Also, any input on possible tankmates would be great.


----------



## samaki (Oct 25, 2002)

It could be H.sp flameback but without being totally sure>.
xris


----------



## Protazerg (Aug 28, 2007)

If you could get shots of them in the tank under the normal light without the flash, it would help a lot. They could be Flamebacks, or maybe Rugy Greens.


----------



## mike1234 (Feb 16, 2010)

Thanks for the help. I believe I found out what they are. I remembered a little after the post that they get their fish from atlantis, so I went to their site. of the two mentioned, they do have SP. Flameback. I will still attempt to get nicer pics.
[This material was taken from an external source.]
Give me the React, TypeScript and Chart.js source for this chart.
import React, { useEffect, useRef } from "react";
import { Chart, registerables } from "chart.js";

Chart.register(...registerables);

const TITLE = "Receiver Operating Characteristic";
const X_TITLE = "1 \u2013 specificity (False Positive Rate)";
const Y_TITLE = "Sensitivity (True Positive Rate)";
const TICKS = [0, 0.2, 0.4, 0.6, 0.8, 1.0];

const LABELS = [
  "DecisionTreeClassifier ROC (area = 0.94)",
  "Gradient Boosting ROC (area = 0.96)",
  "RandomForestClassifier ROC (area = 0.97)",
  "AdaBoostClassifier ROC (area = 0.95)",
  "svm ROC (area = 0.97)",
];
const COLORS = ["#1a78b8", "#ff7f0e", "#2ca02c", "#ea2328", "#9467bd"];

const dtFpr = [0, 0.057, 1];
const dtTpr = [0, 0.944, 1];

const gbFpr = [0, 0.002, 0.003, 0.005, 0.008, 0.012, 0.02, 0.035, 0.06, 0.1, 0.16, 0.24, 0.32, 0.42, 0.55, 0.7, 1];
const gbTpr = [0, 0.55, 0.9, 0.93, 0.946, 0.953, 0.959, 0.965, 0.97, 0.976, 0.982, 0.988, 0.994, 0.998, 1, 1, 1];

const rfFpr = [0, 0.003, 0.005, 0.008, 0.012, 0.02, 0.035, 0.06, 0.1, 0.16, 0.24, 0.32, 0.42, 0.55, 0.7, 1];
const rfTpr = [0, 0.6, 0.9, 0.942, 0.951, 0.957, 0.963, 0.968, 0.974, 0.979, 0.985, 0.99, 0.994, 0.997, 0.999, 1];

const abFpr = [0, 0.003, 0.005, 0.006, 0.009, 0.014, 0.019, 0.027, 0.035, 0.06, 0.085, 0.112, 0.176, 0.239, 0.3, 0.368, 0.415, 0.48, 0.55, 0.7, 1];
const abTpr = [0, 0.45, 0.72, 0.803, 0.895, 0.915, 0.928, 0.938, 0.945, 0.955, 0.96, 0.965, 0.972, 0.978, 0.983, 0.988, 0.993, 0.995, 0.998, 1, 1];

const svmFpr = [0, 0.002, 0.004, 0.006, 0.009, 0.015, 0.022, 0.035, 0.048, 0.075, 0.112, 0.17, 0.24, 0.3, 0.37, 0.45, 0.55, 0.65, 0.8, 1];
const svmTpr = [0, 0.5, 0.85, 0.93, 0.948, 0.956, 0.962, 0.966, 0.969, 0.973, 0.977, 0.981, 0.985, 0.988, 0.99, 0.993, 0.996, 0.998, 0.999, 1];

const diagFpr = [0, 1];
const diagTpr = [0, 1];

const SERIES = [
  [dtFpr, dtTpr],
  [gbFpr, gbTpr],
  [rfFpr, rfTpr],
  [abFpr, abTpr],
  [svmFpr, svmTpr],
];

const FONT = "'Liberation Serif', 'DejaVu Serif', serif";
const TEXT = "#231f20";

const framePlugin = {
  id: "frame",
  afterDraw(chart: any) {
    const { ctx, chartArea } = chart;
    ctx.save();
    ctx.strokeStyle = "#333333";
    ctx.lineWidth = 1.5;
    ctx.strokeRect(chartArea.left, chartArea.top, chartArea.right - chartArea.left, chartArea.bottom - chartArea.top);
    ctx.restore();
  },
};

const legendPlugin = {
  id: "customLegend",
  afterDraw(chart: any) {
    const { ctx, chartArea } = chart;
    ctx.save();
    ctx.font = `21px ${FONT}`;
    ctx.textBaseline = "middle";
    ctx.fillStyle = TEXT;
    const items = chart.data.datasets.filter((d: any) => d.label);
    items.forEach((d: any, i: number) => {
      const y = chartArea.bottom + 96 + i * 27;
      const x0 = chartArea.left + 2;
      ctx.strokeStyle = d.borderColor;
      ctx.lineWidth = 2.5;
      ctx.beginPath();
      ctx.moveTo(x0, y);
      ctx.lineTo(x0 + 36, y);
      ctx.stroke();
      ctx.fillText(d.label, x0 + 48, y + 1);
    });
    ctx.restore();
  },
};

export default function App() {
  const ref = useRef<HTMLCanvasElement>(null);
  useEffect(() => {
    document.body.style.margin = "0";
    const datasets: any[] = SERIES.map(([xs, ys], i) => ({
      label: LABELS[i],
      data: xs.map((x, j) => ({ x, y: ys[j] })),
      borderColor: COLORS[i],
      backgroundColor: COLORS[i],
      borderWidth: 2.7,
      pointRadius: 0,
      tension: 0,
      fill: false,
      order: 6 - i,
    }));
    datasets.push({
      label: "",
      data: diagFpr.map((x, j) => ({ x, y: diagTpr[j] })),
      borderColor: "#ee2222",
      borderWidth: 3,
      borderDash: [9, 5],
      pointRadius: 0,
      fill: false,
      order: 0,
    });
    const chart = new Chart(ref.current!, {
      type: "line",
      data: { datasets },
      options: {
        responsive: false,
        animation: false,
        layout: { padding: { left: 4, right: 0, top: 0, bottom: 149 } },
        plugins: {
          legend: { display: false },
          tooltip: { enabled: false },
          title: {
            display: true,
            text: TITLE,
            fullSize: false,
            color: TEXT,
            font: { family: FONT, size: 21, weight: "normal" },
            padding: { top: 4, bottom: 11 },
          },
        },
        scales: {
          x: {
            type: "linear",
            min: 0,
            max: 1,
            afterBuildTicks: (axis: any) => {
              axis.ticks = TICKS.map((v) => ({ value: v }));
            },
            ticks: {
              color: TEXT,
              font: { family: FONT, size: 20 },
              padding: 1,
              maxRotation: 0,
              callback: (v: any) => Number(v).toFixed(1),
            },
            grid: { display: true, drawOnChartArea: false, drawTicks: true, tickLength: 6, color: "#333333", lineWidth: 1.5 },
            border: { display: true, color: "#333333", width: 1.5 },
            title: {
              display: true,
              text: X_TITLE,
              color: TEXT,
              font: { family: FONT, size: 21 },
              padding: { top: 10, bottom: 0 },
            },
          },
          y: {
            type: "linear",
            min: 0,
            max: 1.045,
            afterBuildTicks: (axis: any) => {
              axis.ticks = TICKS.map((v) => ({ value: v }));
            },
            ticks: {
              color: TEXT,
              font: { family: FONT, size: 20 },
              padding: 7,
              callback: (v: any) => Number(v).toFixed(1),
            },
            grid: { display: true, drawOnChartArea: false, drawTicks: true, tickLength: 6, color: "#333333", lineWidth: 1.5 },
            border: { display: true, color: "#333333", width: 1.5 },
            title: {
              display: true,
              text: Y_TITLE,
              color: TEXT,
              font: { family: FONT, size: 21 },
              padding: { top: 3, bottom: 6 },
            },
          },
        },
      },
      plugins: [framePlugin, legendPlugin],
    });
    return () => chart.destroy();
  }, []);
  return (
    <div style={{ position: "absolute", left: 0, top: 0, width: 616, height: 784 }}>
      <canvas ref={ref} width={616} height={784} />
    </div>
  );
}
On another note, I am debating between a 65 gallon hex or a 55 gallon rectangle. Any input?


----------



## mike1234 (Feb 16, 2010)

Here's some new pics. They were labeled as hap sp. flameback. I bought another three, all of which I think may be female. Again, any input as to the correct ID, any possible tankmates, and which tank would be best advised for this group. Looks like 2:3


----------



## DJRansome (Oct 29, 2005)

Rectangle for sure.


----------



## Protazerg (Aug 28, 2007)

Still could be a Flameback, or Ruby Green. Either way, Nice fish :3


----------



## samaki (Oct 25, 2002)

Yes, it could be any of the two, it's quite hard to tell from the pics, if yu can take a pic when the fish exhibits its dominant dress, it would be easier.Sorry for asking more...
xris


----------



## mike1234 (Feb 16, 2010)

That's the problem. This seems to be his dominant dress.. There is one of the silver ones that has bands, and has been hiding a lot. would that possibly be another male too small to color up?


----------



## Protazerg (Aug 28, 2007)

Im guessing he just needs to do some growing up still. In time we will know


----------